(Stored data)
— BEGIN —

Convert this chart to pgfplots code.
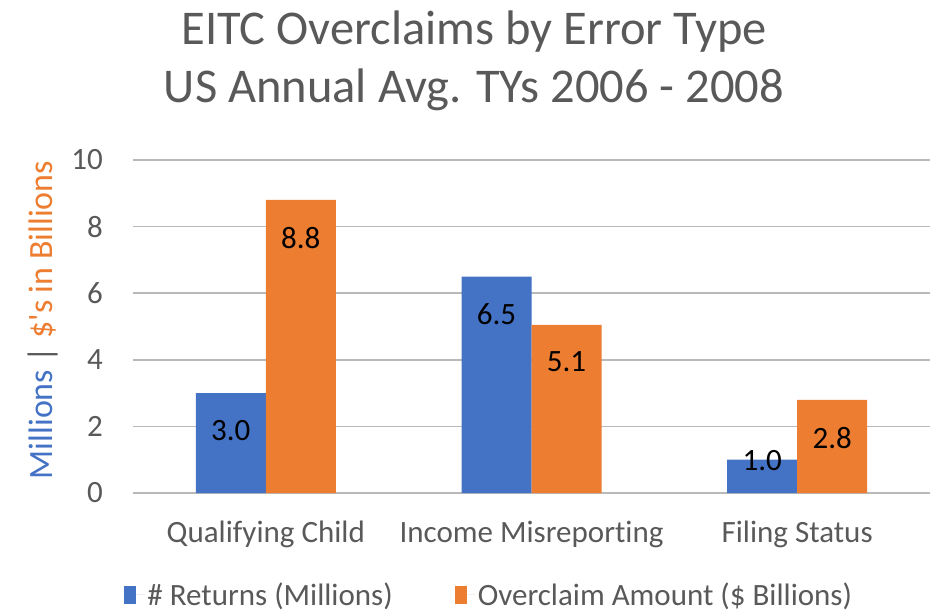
\documentclass[border=0pt]{standalone}
\usepackage{fontspec}
\setmainfont{Carlito}[Ligatures=NoCommon]
\newfontfamily\rawfont{Carlito}
\usepackage{pgfplots}
\pgfplotsset{compat=1.18}
\definecolor{cblue}{HTML}{4472C4}
\definecolor{corange}{HTML}{ED7D31}
\definecolor{ctext}{HTML}{595959}
\definecolor{cgrid}{RGB}{185,185,185}
\begin{document}
\begin{tikzpicture}[x=1pt,y=1pt]
\path[use as bounding box] (0,0) rectangle (933,613);
\node[anchor=base, text=ctext, font=\fontsize{48.5}{56}\selectfont] at (474,568) {EITC Overclaims by Error Type};
\node[anchor=base, text=ctext, font=\fontsize{48.5}{56}\selectfont] at (474,510) {US Annual Avg. TYs 2006 - 2008};
\node[rotate=90, anchor=base, font=\fontsize{34}{40}\selectfont] at (52,293)
  {\textcolor{cblue}{Millions} \textcolor{ctext}{|} \textcolor{corange}{\$\rawfont 's in Billions}};
\begin{axis}[
  at={(133pt,120pt)}, anchor=south west,
  scale only axis, width=797pt, height=333pt,
  ymin=0, ymax=10, ytick={0,2,4,6,8,10},
  xmin=-0.5, xmax=2.5, xtick={0,1,2},
  xticklabels={Qualifying Child, Income Misreporting, Filing Status},
  axis line style={draw=none},
  major tick length=0pt,
  ymajorgrids, grid style={cgrid, line width=1.6pt},
  /pgf/number format/assume math mode=true,
  ticklabel style={font=\fontsize{31}{36}\selectfont, text=ctext},
  yticklabel style={inner sep=0pt, xshift=-30pt},
  xticklabel style={anchor=base, inner sep=0pt, yshift=-49pt},
  point meta=explicit symbolic,
  visualization depends on=rawy \as \ry,
  nodes near coords,
  every node near coord/.append style={anchor=north, inner sep=0pt, text=black,
     font=\fontsize{31}{36}\selectfont, yshift={ifthenelse(\ry<2,10,-27)}},
  legend columns=2,
  legend style={draw=none, fill=none, at={(0.447,-0.306)}, anchor=center,
     font=\fontsize{31}{36}\selectfont, text=ctext,
     /tikz/every even column/.append style={column sep=60pt}},
]
\addplot[ybar, bar width=70pt, bar shift=-35pt, fill=cblue, draw=none,
  every node near coord/.append style={xshift=-35pt},
  legend image code/.code={\fill[cblue] (0pt,-9pt) rectangle (12pt,9pt); \path (0pt,0pt) -- (21pt,0pt);}]
  coordinates {(0,3.0)[3.0] (1,6.5)[6.5] (2,1.0)[1.0]};
\addlegendentry{\# Returns (Millions)}
\addplot[ybar, bar width=70pt, bar shift=35pt, fill=corange, draw=none,
  every node near coord/.append style={xshift=35pt},
  legend image code/.code={\fill[corange] (0pt,-9pt) rectangle (12pt,9pt); \path (0pt,0pt) -- (21pt,0pt);}]
  coordinates {(0,8.8)[8.8] (1,5.05)[5.1] (2,2.8)[2.8]};
\addlegendentry{Overclaim Amount (\$ Billions)}
\end{axis}
\end{tikzpicture}
\end{document}
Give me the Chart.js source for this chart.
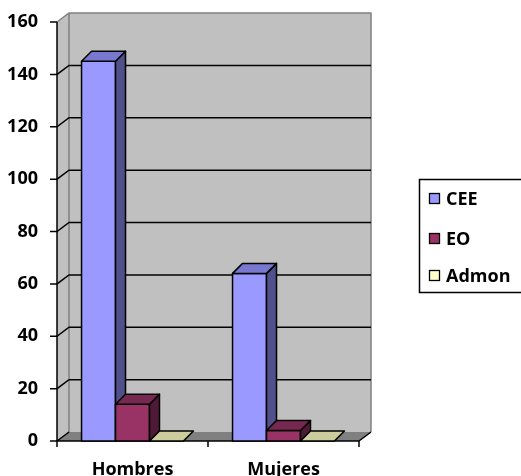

— END —

Check every line of the data, and copy the ones that contain "chart".

Convert this chart to pgfplots code.
Give me the Chart.js source for this chart.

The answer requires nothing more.